The main thing to remember for anyone getting into this is to make ONE change at a time and document document document what you are doing. If you are running in a current or wind run a two way average. Keep your gasoline within 3 gallons of your base line at all times. If you have installed a set back plate and are working on engine height then start with a baseline performance number, make a change, record speed and RPM and keep making changes until your speed stays the same and the RPM goes up (slippage). Chances are you will not be able to starve the engine for water but keep a tab on it anyway.
Once you have hit that wall you have a decision to make. Modify the propeller and keep going or are you satisfied?
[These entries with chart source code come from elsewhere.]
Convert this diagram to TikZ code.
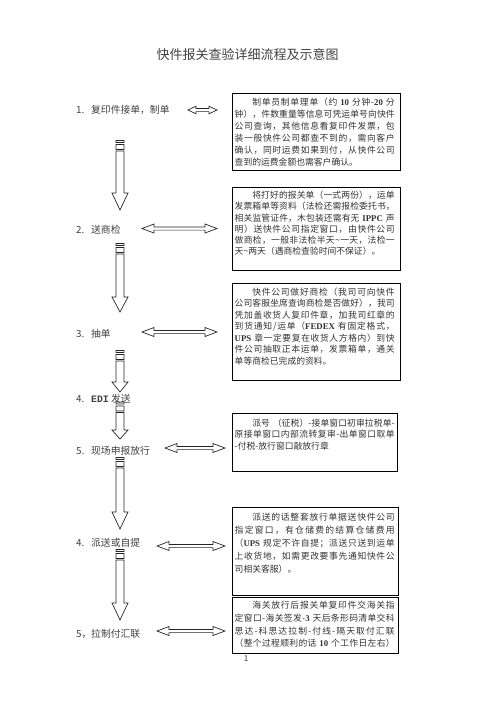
\documentclass[tikz,border=0pt]{standalone}
\usepackage{fontspec}
\setmainfont{Noto Sans CJK SC}
\newfontfamily\lat{Liberation Serif}
\newfontfamily\mono{Liberation Mono}
\usetikzlibrary{calc}
\newXeTeXintercharclass\jcls
\makeatletter
\def\setjcls#1#2{\count@=#1\relax\loop\XeTeXcharclass\count@=\jcls\ifnum\count@<#2\relax\advance\count@\@ne\repeat}
\makeatother
\setjcls{"3000}{"303F}
\setjcls{"4E00}{"9FFF}
\setjcls{"FF00}{"FFEF}
\XeTeXinterchartokenstate=1
\XeTeXinterchartoks\jcls\jcls={\hskip0pt plus 1pt\relax}
\XeTeXinterchartoks 0 \jcls={\hskip0pt plus 1pt\relax}
\XeTeXinterchartoks\jcls 0 ={\hskip0pt plus 1pt\relax}
\newcommand\jline[1]{\makebox[160pt][s]{#1}}
\newcommand\lastline[1]{\makebox[160pt][l]{#1}}
\newcommand\ind{\hspace*{17.6pt}}
\newcommand\lb[1]{{\lat\bfseries #1}}
\newcommand\dblarr[4]{%
  \draw[arrline] let \p1=(#1), \p2=(#2) in
  (\x1,\y1) -- (\x1+#3pt,\y1+#4pt) -- (\x1+#3pt,\y1+1.6pt) -- (\x2-#3pt,\y1+1.6pt)
  -- (\x2-#3pt,\y1+#4pt) -- (\x2,\y1) -- (\x2-#3pt,\y1-#4pt) -- (\x2-#3pt,\y1-1.6pt)
  -- (\x1+#3pt,\y1-1.6pt) -- (\x1+#3pt,\y1-#4pt) -- cycle;}
\newcommand\vararr[3]{%
  \draw[arrline] let \p1=(#1), \p2=(#2) in
  (\x1-4pt,\y1) -- (\x1-4pt,\y2+#3pt) -- (\x1-8pt,\y2+#3pt) -- (\x1,\y2)
  -- (\x1+8pt,\y2+#3pt) -- (\x1+4pt,\y2+#3pt) -- (\x1+4pt,\y1) -- cycle
  (\x1-4pt,\y1+1.5pt) rectangle (\x1+4pt,\y1+6.5pt)
  (\x1-4pt,\y1+8.5pt) rectangle (\x1+4pt,\y1+10.5pt);}
\begin{document}
\begin{tikzpicture}[x=1pt,y=-1pt,
  arrline/.style={draw=black!85,line width=0.7pt},
  frame/.style={draw=black,line width=1pt,inner sep=0pt,anchor=north west},
  lab/.style={anchor=west,inner sep=0pt,text=black!75,font=\fontsize{9.8}{12}\selectfont},
  txt/.style={anchor=base west,inner sep=0pt,text=black!80,text width=160pt,align=left}]
\useasboundingbox (0,0) rectangle (496,702);
\node[inner sep=0pt,text=black!75,font=\fontsize{13}{15}\selectfont] (title) at (247.5,55) {快件报关查验详细流程及示意图};
% left labels
\node[lab] (l1) at (76,110) {\makebox[15pt][l]{1.}复印件接单，制单};
\node[lab] (l2) at (76,230) {\makebox[15pt][l]{2.}送商检};
\node[lab] (l3) at (76,334) {\makebox[15pt][l]{3.}抽单};
\node[lab] (l4) at (76,399) {\makebox[15pt][l]{4.}{\mono\bfseries EDI} 发送};
\node[lab] (l5) at (76,450.5) {\makebox[15pt][l]{5.}现场申报放行};
\node[lab] (l6) at (76,542.5) {\makebox[15pt][l]{4.}派送或自提};
\node[lab] (l7) at (76,634) {\makebox[15pt][l]{5，}拉制付汇联};
% boxes
\node[frame,minimum width=168pt,minimum height=77pt] (b1) at (232,93) {};
\node[frame,minimum width=168pt,minimum height=83pt] (b2) at (232,187) {};
\node[frame,minimum width=168pt,minimum height=97pt] (b3) at (232,283) {};
\node[frame,minimum width=165pt,minimum height=58pt] (b4) at (232,413) {};
\node[frame,minimum width=166pt,minimum height=88pt] (b5) at (232,507) {};
\node[frame,minimum width=166pt,minimum height=56pt] (b6) at (232,597) {};
% box texts
\node[txt,font=\fontsize{8.8}{12.1}\selectfont] (t1) at (234.5,105.4) {%
\jline{\ind 制单员制单理单（约 \lb{10} 分钟-\lb{20} 分}\\
\jline{钟），件数重量等信息可凭运单号向快件}\\
\jline{公司查询，其他信息看复印件发票，包}\\
\jline{装一般快件公司都查不到的，需向客户}\\
\jline{确认，同时运费如果到付，从快件公司}\\
\lastline{查到的运费金额也需客户确认。}};
\node[txt,font=\fontsize{8.8}{11.3}\selectfont] (t2) at (234.5,198.4) {%
\jline{\ind 将打好的报关单（一式两份），运单}\\
\jline{发票箱单等资料（法检还需报检委托书，}\\
\jline{相关监管证件，木包装还需有无 \lb{IPPC} 声}\\
\jline{明）送快件公司指定窗口，由快件公司}\\
\jline{做商检，一般非法检半天\textasciitilde 一天，法检一}\\
\lastline{天\textasciitilde 两天（遇商检查验时间不保证）。}};
\node[txt,font=\fontsize{8.8}{11.5}\selectfont] (t3) at (234.5,295.4) {%
\jline{\ind 快件公司做好商检（我司可向快件}\\
\jline{公司客服坐席查询商检是否做好），我司}\\
\jline{凭加盖收货人复印件章，加我司红章的}\\
\jline{到货通知/运单（\lb{FEDEX} 有固定格式，}\\
\jline{\lb{UPS} 章一定要复在收货人方格内）到快}\\
\jline{件公司抽取正本运单，发票箱单，通关}\\
\lastline{单等商检已完成的资料。}};
\node[txt,font=\fontsize{8.8}{11.3}\selectfont] (t4) at (234.5,426.4) {%
\jline{\ind 派号 （征税）-接单窗口初审拉税单-}\\
\jline{原接单窗口内部流转复审-出单窗口取单}\\
\lastline{-付税-放行窗口敲放行章}};
\node[txt,font=\fontsize{8.8}{13}\selectfont] (t5) at (234.5,520.4) {%
\jline{\ind 派送的话整套放行单据送快件公司}\\
\jline{指定窗口，有仓储费的结算仓储费用}\\
\jline{（\lb{UPS} 规定不许自提；派送只送到运单}\\
\jline{上收货地，如需更改要事先通知快件公}\\
\lastline{司相关客服）。}};
\node[txt,font=\fontsize{8.8}{12.8}\selectfont] (t6) at (234.5,608.4) {%
\jline{\ind 海关放行后报关单复印件交海关指}\\
\jline{定窗口-海关签发-\lb{3} 天后条形码清单交科}\\
\jline{思达-科思达拉制-付线-隔天取付汇联}\\
\jline{（整个过程顺利的话 \lb{10} 个工作日左右）}};
\node[inner sep=0pt,text=black!80,font=\fontsize{8}{10}\selectfont] (pg) at (246,659) {1};
% connector end points
\coordinate (v1a) at (120,151);   \coordinate (v1b) at (120,210);
\coordinate (v2a) at (120,254);   \coordinate (v2b) at (120,312);
\coordinate (v3a) at (120,361);   \coordinate (v3b) at (120,392);
\coordinate (v4a) at (120,412.5); \coordinate (v4b) at (120,439);
\coordinate (v5a) at (120,468);   \coordinate (v5b) at (120,529);
\coordinate (v6a) at (120,560);   \coordinate (v6b) at (120,620);
\coordinate (d1a) at (188,110);   \coordinate (d1b) at (217,110);
\coordinate (d2a) at (142,228.5); \coordinate (d2b) at (217,228.5);
\coordinate (d3a) at (142,332);   \coordinate (d3b) at (217,332);
\coordinate (d4a) at (165,448);   \coordinate (d4b) at (225,448);
\coordinate (d5a) at (157,546);   \coordinate (d5b) at (225,546);
\coordinate (d6a) at (157,631);   \coordinate (d6b) at (225,631);
\vararr{v1a}{v1b}{17}
\vararr{v2a}{v2b}{15}
\vararr{v3a}{v3b}{10}
\vararr{v4a}{v4b}{9}
\vararr{v5a}{v5b}{17}
\vararr{v6a}{v6b}{17}
\dblarr{d1a}{d1b}{8}{3.8}
\dblarr{d2a}{d2b}{12}{4.5}
\dblarr{d3a}{d3b}{12}{4.5}
\dblarr{d4a}{d4b}{12}{4.5}
\dblarr{d5a}{d5b}{12}{4.5}
\dblarr{d6a}{d6b}{12}{4.5}
\end{tikzpicture}
\end{document}
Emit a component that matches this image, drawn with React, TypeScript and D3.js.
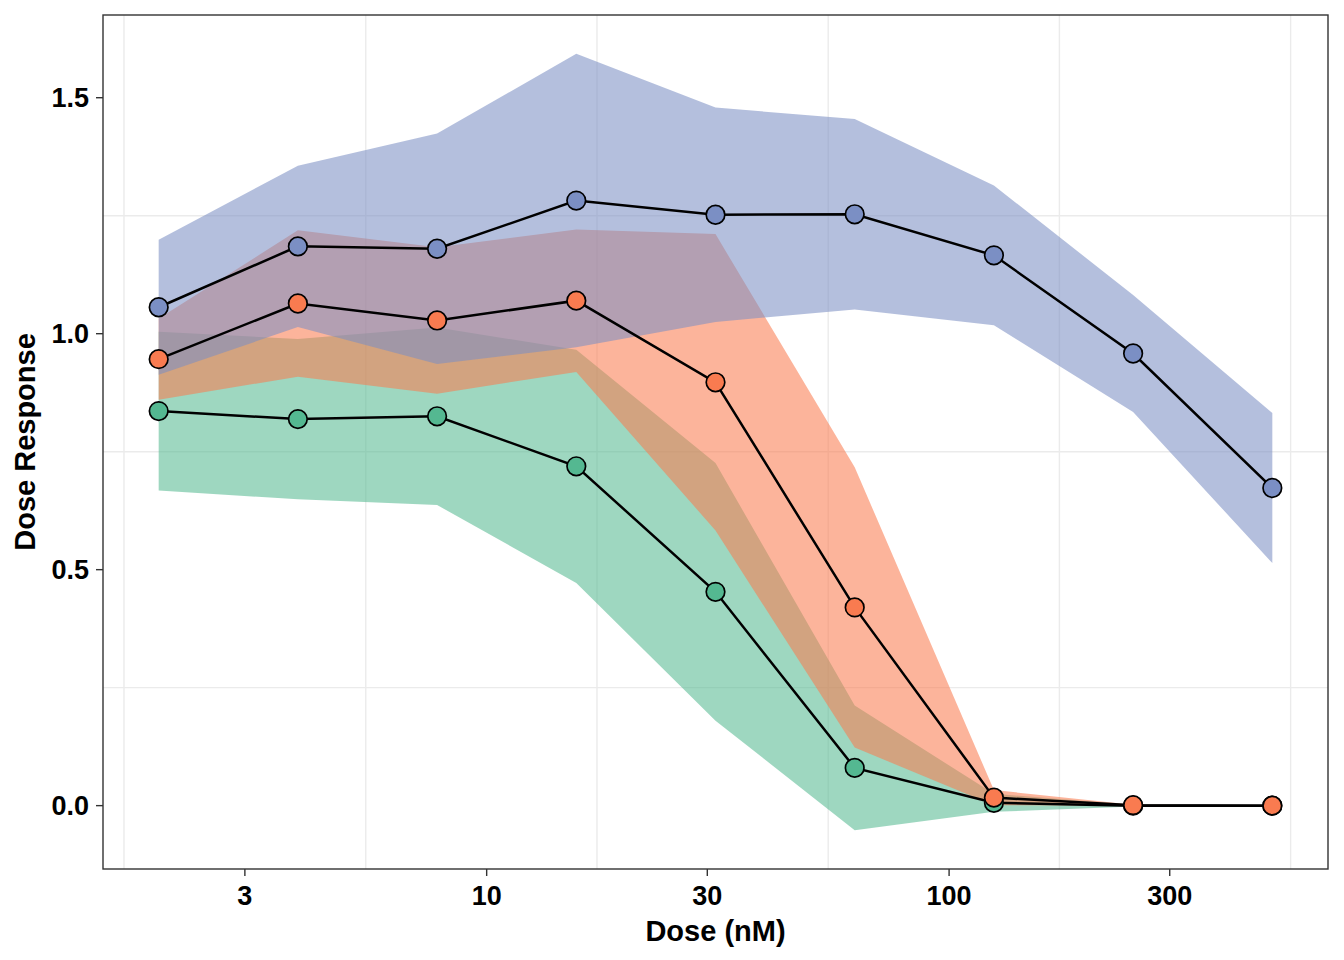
import React from 'react'
import * as d3 from 'd3'

// doses are 2-fold dilutions (nM)
const doses = [1.953125, 3.90625, 7.8125, 15.625, 31.25, 62.5, 125, 250, 500]

const greenMean = [0.836, 0.819, 0.825, 0.719, 0.453, 0.08, 0.006, 0.0, 0.0]
const greenSd = [0.168, 0.17, 0.188, 0.247, 0.273, 0.132, 0.019, 0.002, 0.001]

const orangeMean = [0.946, 1.064, 1.028, 1.07, 0.897, 0.42, 0.017, 0.001, 0.0]
const orangeSd = [0.086, 0.155, 0.155, 0.151, 0.314, 0.297, 0.016, 0.001, 0.001]

const blueMean = [1.056, 1.185, 1.18, 1.282, 1.252, 1.253, 1.166, 0.958, 0.673]
const blueSd = [0.143, 0.171, 0.244, 0.311, 0.227, 0.202, 0.148, 0.124, 0.159]

const xTicks = [3, 10, 30, 100, 300]
const yTicks = [0, 0.5, 1.0, 1.5]

const series = [
  { key: 'green', color: '#54B891', mean: greenMean, sd: greenSd },
  { key: 'orange', color: '#F97B50', mean: orangeMean, sd: orangeSd },
  { key: 'blue', color: '#7B8FC4', mean: blueMean, sd: blueSd },
]

const W = 1344
const H = 960
const panel = { left: 103, right: 1328, top: 15, bottom: 869 }
const font = '"Liberation Sans", Arial, Helvetica, sans-serif'

// ggplot-like 5% expansion
const expand = (lo: number, hi: number) => {
  const d = (hi - lo) * 0.05
  return [lo - d, hi + d]
}

// midpoints between major breaks, extended one step past each end
const minorBreaks = (b: number[], lo: number, hi: number) => {
  const bd0 = b[1] - b[0]
  const ext = [b[0] - bd0, ...b, b[b.length - 1] + bd0]
  const out: number[] = []
  for (let i = 0; i < ext.length - 1; i++) out.push((ext[i] + ext[i + 1]) / 2)
  return out.filter((v) => v > lo && v < hi)
}

export default function App() {
  const logD = doses.map((d) => Math.log10(d))
  const [lx0, lx1] = expand(d3.min(logD)!, d3.max(logD)!)
  const x = d3
    .scaleLog()
    .domain([Math.pow(10, lx0), Math.pow(10, lx1)])
    .range([panel.left, panel.right])

  const lows = series.flatMap((s) => s.mean.map((m, i) => m - s.sd[i]))
  const highs = series.flatMap((s) => s.mean.map((m, i) => m + s.sd[i]))
  const [y0, y1] = expand(d3.min(lows)!, d3.max(highs)!)
  const y = d3.scaleLinear().domain([y0, y1]).range([panel.bottom, panel.top])

  const xMinor = minorBreaks(
    xTicks.map((t) => Math.log10(t)),
    lx0,
    lx1
  ).map((v) => Math.pow(10, v))
  const yMinor = minorBreaks(yTicks, y0, y1)

  return (
    <svg
      width={W}
      height={H}
      style={{ position: 'absolute', left: 0, top: 0, background: '#fff' }}
    >
      <rect x={0} y={0} width={W} height={H} fill="#fff" />
      <defs>
        <clipPath id="panel">
          <rect
            x={panel.left}
            y={panel.top}
            width={panel.right - panel.left}
            height={panel.bottom - panel.top}
          />
        </clipPath>
      </defs>

      {/* minor grid only */}
      {xMinor.map((v) => (
        <line
          key={'xm' + v}
          x1={x(v)}
          x2={x(v)}
          y1={panel.top}
          y2={panel.bottom}
          stroke="#EBEBEB"
          strokeWidth={1.4}
        />
      ))}
      {yMinor.map((v) => (
        <line
          key={'ym' + v}
          x1={panel.left}
          x2={panel.right}
          y1={y(v)}
          y2={y(v)}
          stroke="#EBEBEB"
          strokeWidth={1.4}
        />
      ))}

      <g clipPath="url(#panel)">
        {series.map((s) => {
          const ribbon = d3
            .area<number>()
            .x((_, i) => x(doses[i]))
            .y0((_, i) => y(s.mean[i] - s.sd[i]))
            .y1((_, i) => y(s.mean[i] + s.sd[i]))
          return (
            <path
              key={'rib' + s.key}
              d={ribbon(s.mean) || ''}
              fill={s.color}
              fillOpacity={0.57}
            />
          )
        })}
        {series.map((s) => {
          const line = d3
            .line<number>()
            .x((_, i) => x(doses[i]))
            .y((d) => y(d))
          return (
            <path
              key={'line' + s.key}
              d={line(s.mean) || ''}
              fill="none"
              stroke="#000"
              strokeWidth={2.5}
            />
          )
        })}
        {series.map((s) =>
          s.mean.map((m, i) => (
            <circle
              key={'pt' + s.key + i}
              cx={x(doses[i])}
              cy={y(m)}
              r={9.3}
              fill={s.color}
              stroke="#000"
              strokeWidth={1.7}
            />
          ))
        )}
      </g>

      <rect
        x={panel.left}
        y={panel.top}
        width={panel.right - panel.left}
        height={panel.bottom - panel.top}
        fill="none"
        stroke="#333"
        strokeWidth={1.4}
      />

      {/* x axis */}
      {xTicks.map((t) => (
        <g key={'xt' + t}>
          <line
            x1={x(t)}
            x2={x(t)}
            y1={panel.bottom}
            y2={panel.bottom + 7}
            stroke="#333"
            strokeWidth={1.4}
          />
          <text
            x={x(t)}
            y={panel.bottom + 36}
            textAnchor="middle"
            fontFamily={font}
            fontWeight="bold"
            fontSize={27}
            fill="#000"
          >
            {t}
          </text>
        </g>
      ))}
      <text
        x={(panel.left + panel.right) / 2}
        y={941}
        textAnchor="middle"
        fontFamily={font}
        fontWeight="bold"
        fontSize={29}
        fill="#000"
      >
        Dose (nM)
      </text>

      {/* y axis */}
      {yTicks.map((t) => (
        <g key={'yt' + t}>
          <line
            x1={panel.left - 7}
            x2={panel.left}
            y1={y(t)}
            y2={y(t)}
            stroke="#333"
            strokeWidth={1.4}
          />
          <text
            x={panel.left - 14}
            y={y(t) + 9.5}
            textAnchor="end"
            fontFamily={font}
            fontWeight="bold"
            fontSize={27}
            fill="#000"
          >
            {d3.format('.1f')(t)}
          </text>
        </g>
      ))}
      <text
        transform={`translate(35,${(panel.top + panel.bottom) / 2}) rotate(-90)`}
        textAnchor="middle"
        fontFamily={font}
        fontWeight="bold"
        fontSize={29}
        fill="#000"
      >
        Dose Response
      </text>
    </svg>
  )
}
Other factors affect small boats more so than larger ones. Weight is the biggie here. If you change the location of a permanent weight (battery or fuel) you will change everything and usually you will have to start over. Keep records. Weight changes usually require an engine trim adjustment which also changes everything. See where I am going with this? Small boats are fun but can get labor intensive when it comes to tweaking for performance.
 
And to answer another question, "why can't dealers just set them up right from the get-go"?

Because they can't. And here's a couple reasons why, from my own experience. Guy comes in, wants a fast duck boat. Ok, 25 Yamaha 3 cylinder on a CMC, re-wired of course, which gives it 5.5" of set back and we raised them so that when the av plate was level, the motor was 2 1/4" raised. This worked pretty good for most owners, based on feedback. They could be lifted to almost 3" and pick up 1 mph but we felt it to be safer to run them at 2 1/4". 13" black steel prop, which put most of these setups on the mid 30 mph range safely and reliably. So that's what we did. Guy comes in 4 days after buying, says it won't start. I pulled the rope, no compression. What he did...was to move the battery and fuel tank to the front of the boat because as it was planing off, he couldn't see over the bow. He didn't like it and moved the battery and tank, and ran it. In doing so, he also "lifted" the motor by offsetting the weight, which made the motor blow out constantly. Burned up powerhead. Yamaha wouldn't pay for it as it was a set-up issue and not a defect (I don't blame them..not their fault). Dealer had to buy him a powerhead. And as you know powerheads are not cheap not even at dealer cost.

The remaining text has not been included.